Commenting today (Friday) on the Chancellor’s comment at the Treasury Select Committee yesterday that he planned to cut an extra £12bn a year from the welfare and benefits bill, TUC General Secretary Frances O’Grady said:
“The Chancellor now says that he will cut £12bn more out of the welfare and benefits bill. But this scale of cuts can only be made by removing parts of the safety net that we all rely on.
“Even if he completely abolished Jobseekers’ Allowance, Maternity Allowance, Statutory Maternity Pay, Industrial Injuries Benefit and Carer’s Allowance, as well as ending all benefit fraud, he would still fail to meet his target.
“The £12bn the Chancellor plans to find is 10 times the government’s own estimate of benefit fraud. Even if he eliminated all fraud – something the government has completely failed to do so far – he would still need to make more than £10bn worth of cuts.
“Of course we should deal with abuse in the system but hard-working people make national insurance contributions to cover themselves against the costs of losing their job, having a baby or having an accident at work. This scale of cuts cannot be achieved without destroying the safety net that anyone at work might need.”
The Department for Work and Pensions’ most recent benefit expenditure tables show how much the government is currently forecast to spend on different elements of social security.

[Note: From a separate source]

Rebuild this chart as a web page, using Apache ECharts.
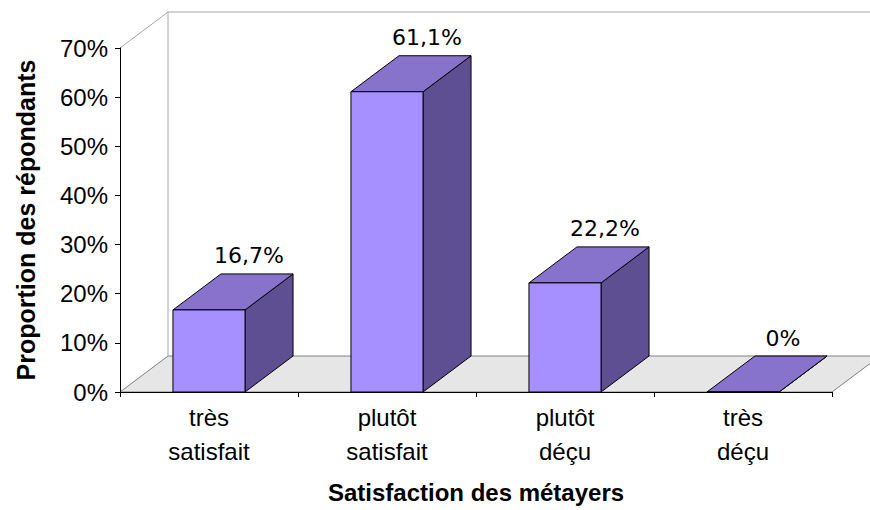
<!DOCTYPE html>
<html>
<head>
<meta charset="utf-8">
<script src="https://cdn.jsdelivr.net/npm/echarts@6/dist/echarts.min.js"></script>
<style>
  html, body { margin: 0; padding: 0; background: #fff; }
  #chart { width: 870px; height: 510px; }
</style>
</head>
<body>
<div id="chart"></div>
<script>
  // data
  const categories = ['très satisfait', 'plutôt satisfait', 'plutôt déçu', 'très déçu'];
  const shares = [16.7, 61.1, 22.2, 0];
  const yTicks = [0, 10, 20, 30, 40, 50, 60, 70];

  // 3d look
  const DX = 48;
  const DY = 36;
  const BAR_RATIO = 0.405;
  const FRONT = '#a690ff';
  const TOP = '#8873cc';
  const SIDE = '#5e4f92';

  function fmt(v) {
    return v === 0 ? '0%' : v.toFixed(1).replace('.', ',') + '%';
  }

  function renderFrame(params, api) {
    const band = api.size([1, 0])[0];
    const left = api.coord([0, 0])[0] - band / 2;
    const right = api.coord([categories.length - 1, 0])[0] + band / 2;
    const y0 = api.coord([0, yTicks[0]])[1];
    const yTop = api.coord([0, yTicks[yTicks.length - 1]])[1];
    const wall = { stroke: '#a6a6a6', lineWidth: 1 };
    return {
      type: 'group',
      children: [
        {
          type: 'polygon',
          shape: { points: [[left, y0], [left + DX, y0 - DY], [right + DX, y0 - DY], [right, y0]] },
          style: { fill: '#e6e6e6', stroke: '#808080', lineWidth: 1 },
        },
        { type: 'line', shape: { x1: left + DX, y1: y0 - DY, x2: left + DX, y2: yTop - DY }, style: wall },
        { type: 'line', shape: { x1: left + DX, y1: yTop - DY, x2: right + DX, y2: yTop - DY }, style: wall },
        { type: 'line', shape: { x1: left, y1: yTop, x2: left + DX, y2: yTop - DY }, style: wall },
      ],
    };
  }

  function renderBar(params, api) {
    const i = api.value(0);
    const v = api.value(1);
    const top = api.coord([i, v]);
    const base = api.coord([i, 0]);
    const w = api.size([1, 0])[0] * BAR_RATIO;
    const x1 = top[0] - w / 2;
    const x2 = top[0] + w / 2;
    const yt = top[1];
    const yb = base[1];
    const edge = { stroke: '#000', lineWidth: 1, lineJoin: 'round' };
    return {
      type: 'group',
      children: [
        {
          type: 'polygon',
          shape: { points: [[x2, yt], [x2 + DX, yt - DY], [x2 + DX, yb - DY], [x2, yb]] },
          style: Object.assign({ fill: SIDE }, edge),
        },
        {
          type: 'polygon',
          shape: { points: [[x1, yt], [x1 + DX, yt - DY], [x2 + DX, yt - DY], [x2, yt]] },
          style: Object.assign({ fill: TOP }, edge),
        },
        {
          type: 'rect',
          shape: { x: x1, y: yt, width: w, height: yb - yt },
          style: Object.assign({ fill: FRONT }, edge),
        },
        {
          type: 'text',
          x: top[0] + 40,
          y: yt - DY - 18,
          style: {
            text: fmt(v),
            fill: '#000',
            font: '22px "DejaVu Sans"',
            align: 'center',
            verticalAlign: 'middle',
          },
        },
      ],
    };
  }

  const chart = echarts.init(document.getElementById('chart'), null, { renderer: 'svg' });
  chart.setOption({
    animation: false,
    backgroundColor: '#fff',
    grid: { left: 120, right: 38, top: 48, bottom: 118 },
    xAxis: {
      type: 'category',
      data: categories,
      z: 10,
      axisLine: { lineStyle: { color: '#000', width: 1 } },
      axisTick: { show: true, length: 5, lineStyle: { color: '#000' } },
      axisLabel: {
        interval: 0,
        margin: 8,
        color: '#000',
        fontFamily: 'Liberation Sans',
        fontSize: 24,
        lineHeight: 34,
        formatter: (s) => s.replace(' ', '\n'),
      },
      name: 'Satisfaction des métayers',
      nameLocation: 'middle',
      nameGap: 88,
      nameTextStyle: { color: '#000', fontFamily: 'Liberation Sans', fontSize: 24, fontWeight: 'bold' },
    },
    yAxis: {
      type: 'value',
      min: yTicks[0],
      max: yTicks[yTicks.length - 1],
      interval: yTicks[1] - yTicks[0],
      z: 10,
      axisLine: { show: true, lineStyle: { color: '#000', width: 1 } },
      axisTick: { show: true, length: 5, lineStyle: { color: '#000' } },
      splitLine: { show: false },
      axisLabel: {
        margin: 12,
        color: '#000',
        fontFamily: 'Liberation Sans',
        fontSize: 24,
        formatter: '{value}%',
      },
      name: 'Proportion des répondants',
      nameLocation: 'middle',
      nameGap: 82,
      nameRotate: 90,
      nameTextStyle: { color: '#000', fontFamily: 'Liberation Sans', fontSize: 25, fontWeight: 'bold' },
    },
    series: [
      {
        type: 'custom',
        z: 1,
        silent: true,
        renderItem: renderFrame,
        data: [[0, 0]],
      },
      {
        type: 'custom',
        z: 2,
        renderItem: renderBar,
        data: shares.map((v, i) => [i, v]),
      },
    ],
  });
  window.addEventListener('resize', () => chart.resize());
</script>
</body>
</html>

TUC analysis shows that even if the Chancellor abolished most of the safety net he would fail to meet the £12bn of annual welfare cuts the Institute for Fiscal Studies (IFS) has assessed will be necessary by 2018/19.
NOTES TO EDITORS:
DWP social security expenditure forecast
- Commentary from Paul Johnson of the IFS on the £12bn of extra cuts needed by 2018/19: “For let’s not forget the scale of the cuts in spending still to come. By the end of 2013-14 DELs (that’s Whitehall spending on public services) will have been cut by just over 8 per cent. Absent further welfare cuts, or tax increases, plans to 2018-19 now imply cuts of more than 20 per cent in total public service spending. This would actually imply an acceleration in the rate of public service spending cuts – from 2.3 per cent a year between April 2011 and March 2016, to 3.7 per cent a year between April 2016 and March 2019. Simply to avoid such an acceleration in three cuts in this kind of spending would require cuts in welfare (or other AME) spending of a further £12bn a year by 2018-19.”